Tracking your spending is also essential to maintaining your budget. By monitoring your purchases, you can quickly spot areas where you may be overspending or need adjustments.

Practice The 24-Hour Rule.

One of the simplest yet most effective strategies for avoiding impulse spending is the 24-hour rule. This technique involves pausing before making a purchase—if you find yourself tempted by an item, take a full day to think about it. This waiting period allows you to evaluate whether the purchase is truly necessary or driven by impulse.

During this 24-hour waiting period, ask yourself a few key questions: Do I need this item, or is it just something I want at the moment? Will this purchase add value to my life in the long term, or will it gather dust in a few weeks? This practice allows you to make decisions based on logic rather than fleeting emotions.

The 24-hour rule can be applied to both small and large purchases, helping you gain control over your finances. Over time, this method will train you to resist impulsive urges and consider your financial priorities before opening your wallet.

Limit Exposure To Temptation

Many impulse buys happen simply because we are exposed to things we don't need or aren't planning to buy. To avoid these triggers, limiting your exposure to temptation is essential. Start by reducing the time spent browsing online stores or visiting shopping malls. If you constantly browse retail websites, use apps or browser extensions that block these sites or limit your access to them.

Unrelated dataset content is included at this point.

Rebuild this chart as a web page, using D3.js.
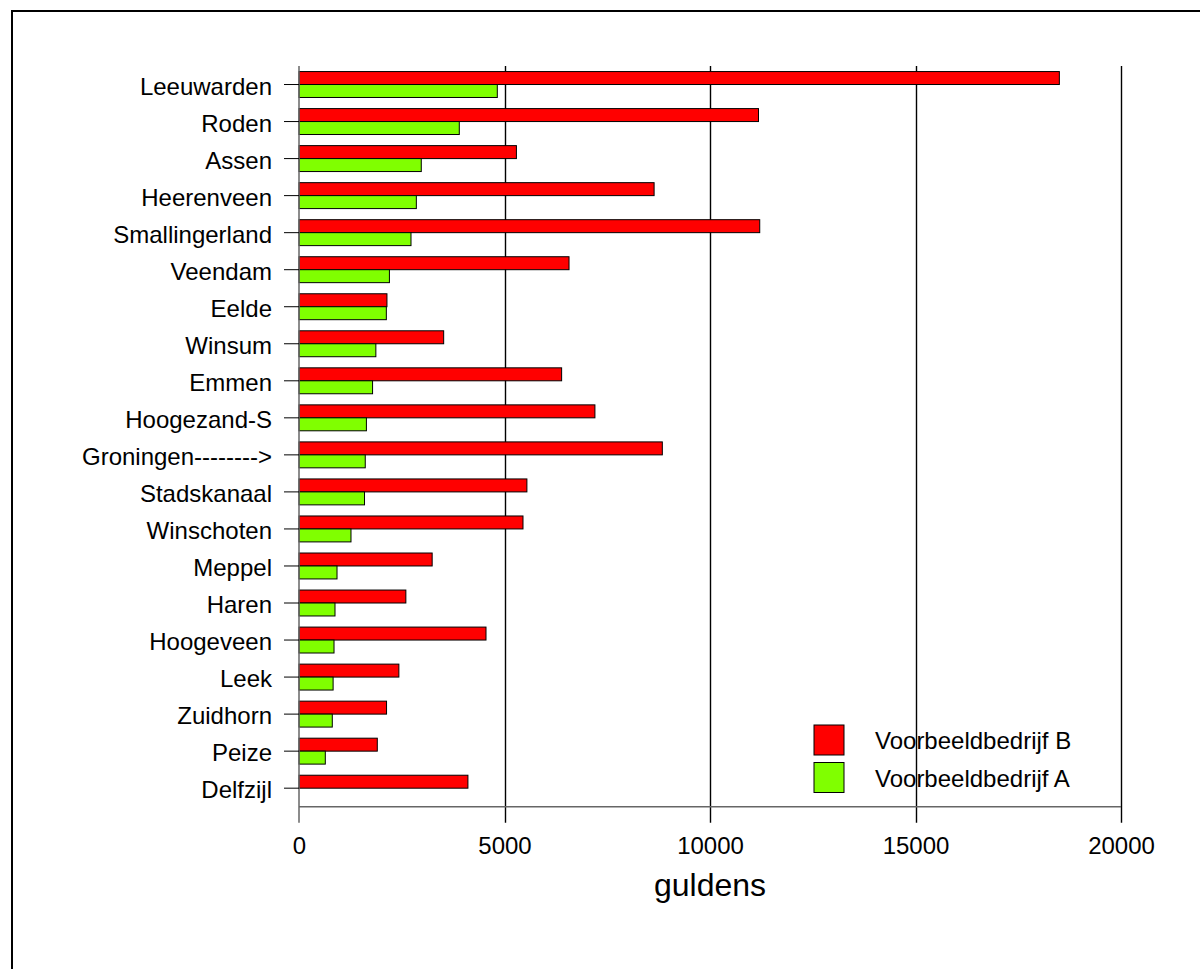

Social media also plays a significant role in impulse spending. Constantly seeing advertisements or posts about new products can make you feel like you’re missing out or need to keep up with the latest trends. To counteract this, unfollow accounts that frequently post about sales or new products, and be selective about the influencers you follow.

Prioritize Needs Over Wants

Learning to distinguish between needs and wants is a key factor in avoiding impulse spending. While it's natural to want things, primarily when they're marketed in ways that make them appear essential, recognizing the difference can save you a lot of money. Needs are the items or services necessary for your well-being, such as food, housing, and healthcare. Wants, on the other hand, are non-essential items that you desire but can live without.

Before making a purchase, assess whether the item falls into the "need" or "want" category. If it's a want, ask yourself if it aligns with your long-term financial goals or if you can postpone it until you've saved for it. By prioritizing your needs over your wants, you'll spend money more consciously and avoid unnecessary purchases.

Automate Your Savings

Automating your savings is an effective way to ensure you save more and avoid impulse spending. Set up an automatic transfer from your checking account to your savings account right after each paycheck is deposited. By automating the process, you prioritize saving and make it less likely that you'll spend that money impulsively.

You can also automate contributions to retirement accounts, such as a 401(k) or IRA, which will help you build long-term wealth without thinking about it. With savings automated, you won’t have the opportunity to "accidentally" spend the money that should be set aside for future goals.

Track Your Progress

Lastly, tracking your progress in curbing impulse spending can help motivate you to continue saving. Remember how much you've saved each month and celebrate your victories, no matter how small. If you notice areas where you've successfully avoided impulse purchases, take note of the strategies that worked for you.

Tracking your progress not only reinforces good habits but also allows you to reflect on areas for improvement. If you've successfully reduced impulse buying for a few months but are slipping, take a step back and reevaluate your approach.

Conclusion

Avoiding impulse spending is a challenge, but with the right strategies, you can take control of your finances and save more. By understanding the emotional and psychological factors behind impulse purchases, creating a budget, practising mindful spending habits, and limiting exposure to temptation, you can resist the urge to buy things you don't need. Automating your savings, learning to say no, and tracking your progress are additional steps that will help reinforce your commitment to long-term financial health.